Cable operators have been bleeding out basic video subscribers over the past few years, and a research firm predicts that satellite pay TV revenues will exceed cable’s for the first time by 2016.
“Ongoing challenging economic conditions in the key revenue-generating markets of North America and Western Europe have resulted in slowing subscriber and revenue growth in the cable TV market,” said Jeff Heynen, directing analyst for broadband access and pay TV at Infonetics Research. “Subscribers are far less loyal than they used to be. The cable TV industry is characterized more by churn than cord cutting, as subscribers take advantage of introductory pricing on satellite and IPTV subscriptions that’s 30-50 percent below their cable bills. DirecTV, Verizon, AT&T, and Virgin Media have all set their sights on existing cable subscribers, and they’re seeing their subscriber bases increase as cable TV subscriptions shrink.”
Cable operators are attempting to combat the basic video subscriber losses with promotional efforts of their own, such as the quad play deals that Comcast, Time Warner Cable, Cox Communications and Bright House Networks have with Verizon Wireless.
On its third quarter earnings call earlier this month, Time Warner Cable executives acknowledged that the company’s loss of video subscribers were due in part to promotional efforts from the likes of Verizon and AT&T, but said they’ve worked on offering their own bundled promotions along with improved sales training. Cable operators are also attempting to reduce churn by offering TV Everywhere services.

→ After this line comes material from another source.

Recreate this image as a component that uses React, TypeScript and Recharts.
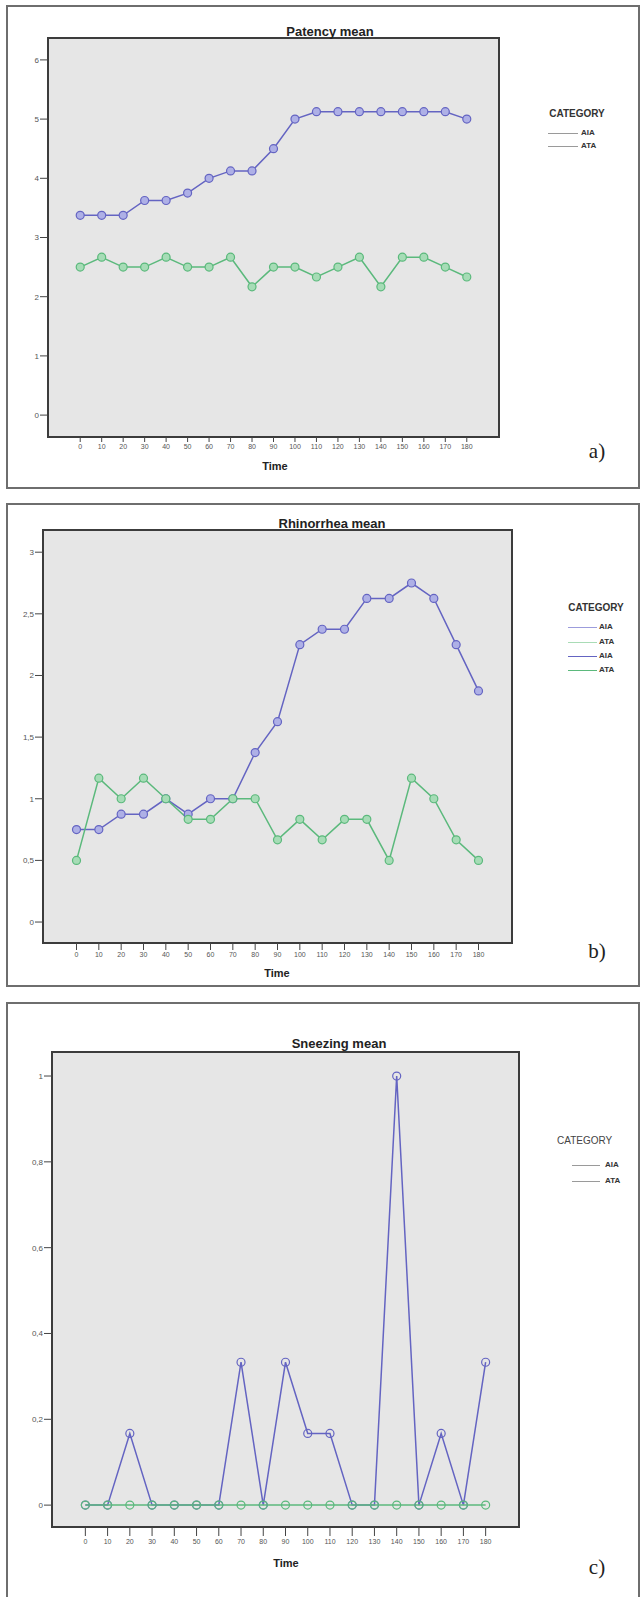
import { LineChart, Line, XAxis, YAxis, ReferenceArea } from "recharts";

const times = [0, 10, 20, 30, 40, 50, 60, 70, 80, 90, 100, 110, 120, 130, 140, 150, 160, 170, 180];

const patencyAIA = [3.375, 3.375, 3.375, 3.625, 3.625, 3.75, 4.0, 4.125, 4.125, 4.5, 5.0, 5.125, 5.125, 5.125, 5.125, 5.125, 5.125, 5.125, 5.0];
const patencyATA = [2.5, 2.667, 2.5, 2.5, 2.667, 2.5, 2.5, 2.667, 2.167, 2.5, 2.5, 2.333, 2.5, 2.667, 2.167, 2.667, 2.667, 2.5, 2.333];

const rhinoAIA = [0.75, 0.75, 0.875, 0.875, 1.0, 0.875, 1.0, 1.0, 1.375, 1.625, 2.25, 2.375, 2.375, 2.625, 2.625, 2.75, 2.625, 2.25, 1.875];
const rhinoATA = [0.5, 1.167, 1.0, 1.167, 1.0, 0.833, 0.833, 1.0, 1.0, 0.667, 0.833, 0.667, 0.833, 0.833, 0.5, 1.167, 1.0, 0.667, 0.5];

const sneezeAIA = [0, 0, 0.167, 0, 0, 0, 0, 0.333, 0, 0.333, 0.167, 0.167, 0, 0, 1.0, 0, 0.167, 0, 0.333];
const sneezeATA = [0, 0, 0, 0, 0, 0, 0, 0, 0, 0, 0, 0, 0, 0, 0, 0, 0, 0, 0];

const patencyTicks = [0, 1, 2, 3, 4, 5, 6];
const rhinoTicks = [0, 0.5, 1, 1.5, 2, 2.5, 3];
const sneezeTicks = [0, 0.2, 0.4, 0.6, 0.8, 1];

const FONT = "'Liberation Sans', Arial, sans-serif";
const AIA_COLOR = "#6464c2";
const ATA_COLOR = "#5bb97c";

const toRows = (aia: number[], ata: number[]) =>
  times.map((t, i) => ({ time: t, AIA: aia[i], ATA: ata[i] }));

const comma = (v: number) => String(v).replace(".", ",");

const Txt = ({ x, y, size, bold, color, serif, children, left }: any) => (
  <div
    style={{
      position: "absolute",
      left: x,
      top: y,
      transform: left ? "translate(0,-50%)" : "translate(-50%,-50%)",
      whiteSpace: "nowrap",
      fontFamily: serif ? "'Liberation Serif', 'DejaVu Serif', serif" : FONT,
      fontSize: size,
      fontWeight: bold ? 700 : 400,
      color: color || "#222",
      lineHeight: 1,
    }}
  >
    {children}
  </div>
);

const LegendRow = ({ x1, x2, y, color, label, textX }: any) => (
  <>
    <div style={{ position: "absolute", left: x1, top: y, width: x2 - x1, height: 1, background: color }} />
    <Txt x={textX} y={y} size={8} bold left color="#333">{label}</Txt>
  </>
);

type PanelProps = {
  top: number;
  width: number;
  height: number;
  margin: { top: number; right: number; bottom: number; left: number };
  yWidth: number;
  domain: [number, number];
  yTicks: number[];
  aia: number[];
  ata: number[];
  tickSize: number;
  tickMargin: number;
  hollow?: boolean;
};

const Panel = ({ top, width, height, margin, yWidth, domain, yTicks, aia, ata, tickSize, tickMargin, hollow }: PanelProps) => {
  const rows = toRows(aia, ata);
  return (
    <div style={{ position: "absolute", left: 0, top }}>
      <LineChart width={width} height={height} data={rows} margin={margin}>
        <ReferenceArea
          x1={-15}
          x2={195}
          y1={domain[0]}
          y2={domain[1]}
          fill="#e6e6e6"
          fillOpacity={1}
          stroke="#3c3c3c"
          strokeWidth={2}
          ifOverflow="visible"
        />
        <XAxis
          dataKey="time"
          type="number"
          domain={[-15, 195]}
          ticks={times}
          interval={0}
          allowDataOverflow
          axisLine={false}
          tickLine={{ stroke: "#444" }}
          tickSize={tickSize}
          tickMargin={tickMargin}
          height={30}
          tick={{ fontSize: 7, fill: "#555", fontFamily: FONT }}
        />
        <YAxis
          type="number"
          domain={domain}
          ticks={yTicks}
          allowDataOverflow
          axisLine={false}
          tickLine={{ stroke: "#444" }}
          tickSize={8}
          tickMargin={1}
          width={yWidth}
          tickFormatter={comma}
          tick={{ fontSize: 8, fill: "#555", fontFamily: FONT }}
        />
        <Line
          dataKey="AIA"
          stroke={AIA_COLOR}
          strokeWidth={1.5}
          isAnimationActive={false}
          activeDot={false}
          dot={{ r: 4, fill: hollow ? "none" : "#aeb0e6", stroke: AIA_COLOR, strokeWidth: 1.2 }}
        />
        <Line
          dataKey="ATA"
          stroke={ATA_COLOR}
          strokeWidth={1.5}
          isAnimationActive={false}
          activeDot={false}
          dot={{ r: 4, fill: hollow ? "none" : "#a6dcb6", stroke: ATA_COLOR, strokeWidth: 1.2 }}
        />
      </LineChart>
    </div>
  );
};

const Box = ({ top, height }: { top: number; height: number }) => (
  <div
    style={{
      position: "absolute",
      left: 6,
      top,
      width: 634,
      height,
      border: "2px solid #6e6e6e",
      boxSizing: "border-box",
    }}
  />
);

export default function App() {
  return (
    <div
      style={{
        position: "absolute",
        left: 0,
        top: 0,
        width: 643,
        height: 1597,
        overflow: "hidden",
        background: "#fff",
      }}
    >
      <Box top={5} height={484} />
      <Box top={503} height={484} />
      <Box top={1002} height={640} />

      {/* a) Patency */}
      <Panel
        top={0}
        width={520}
        height={467}
        margin={{ top: 38, right: 21, bottom: 0, left: 8 }}
        yWidth={40}
        domain={[-0.37, 6.37]}
        yTicks={patencyTicks}
        aia={patencyAIA}
        ata={patencyATA}
        tickSize={5}
        tickMargin={2}
      />
      <Txt x={330} y={31} size={13} bold>Patency mean</Txt>
      <Txt x={275} y={466} size={11} bold>Time</Txt>
      <Txt x={597} y={451} size={21} serif>a)</Txt>
      <Txt x={577} y={114} size={10} bold color="#333">CATEGORY</Txt>
      <LegendRow x1={548} x2={578} y={133} color="#9a9a9a" label="AIA" textX={581} />
      <LegendRow x1={548} x2={578} y={146} color="#9a9a9a" label="ATA" textX={581} />

      {/* b) Rhinorrhea */}
      <Panel
        top={490}
        width={530}
        height={483}
        margin={{ top: 40, right: 18, bottom: 0, left: 8 }}
        yWidth={35}
        domain={[-0.17, 3.18]}
        yTicks={rhinoTicks}
        aia={rhinoAIA}
        ata={rhinoATA}
        tickSize={7}
        tickMargin={2}
      />
      <Txt x={332} y={523} size={13} bold>Rhinorrhea mean</Txt>
      <Txt x={277} y={973} size={11} bold>Time</Txt>
      <Txt x={597} y={951} size={21} serif>b)</Txt>
      <Txt x={596} y={608} size={10} bold color="#333">CATEGORY</Txt>
      <LegendRow x1={568} x2={597} y={627} color="#9c9cdc" label="AIA" textX={599} />
      <LegendRow x1={568} x2={597} y={642} color="#a9dcb6" label="ATA" textX={599} />
      <LegendRow x1={568} x2={597} y={656} color={AIA_COLOR} label="AIA" textX={599} />
      <LegendRow x1={568} x2={597} y={670} color={ATA_COLOR} label="ATA" textX={599} />

      {/* c) Sneezing */}
      <Panel
        top={1000}
        width={540}
        height={557}
        margin={{ top: 52, right: 21, bottom: 0, left: 8 }}
        yWidth={44}
        domain={[-0.051, 1.056]}
        yTicks={sneezeTicks}
        aia={sneezeAIA}
        ata={sneezeATA}
        tickSize={9}
        tickMargin={3}
        hollow
      />
      <Txt x={339} y={1043} size={13} bold>Sneezing mean</Txt>
      <Txt x={286} y={1563} size={11} bold>Time</Txt>
      <Txt x={597} y={1567} size={21} serif>c)</Txt>
      <Txt x={557} y={1141} size={10} color="#444" left>CATEGORY</Txt>
      <LegendRow x1={572} x2={600} y={1165} color="#9a9a9a" label="AIA" textX={605} />
      <LegendRow x1={572} x2={600} y={1181} color="#9a9a9a" label="ATA" textX={605} />
    </div>
  );
}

According to Infonetics, cable subscribers still make up the lion’s share of pay-TV subscribers—at 60 percent in the first quarter of this year—but the growth in the telco IPTV segment was strongest with a 19 percent increase year-over-year in the first quarter of 2012.
Verizon and AT&T were neck-and-neck for revenue share in the growing telco IPTV market, followed by France Télécom and Deutsche Telekom in Europe and NTT and CTC in Asia.
On a macro level, the global pay-TV market, which includes cable, satellite, and telco IPTV, totaled $137 billion in the first half of this year, which was a 9.4 percent increase over the same time frame a year ago. The number of global pay-TV subscribers will reach 719 million this year, which will be a 6 percent increase over 2011.
Global pay-TV service revenue was forecast by Infonetics to grow at a 7 percent CAGR from 2011 to 2016, spurred by emerging markets Brazil, Argentina, Mexico, Russia, India, and China. Latin America, the smallest but fastest-growing pay-TV market, was on track to jump 23 percent this year to top $23 billion.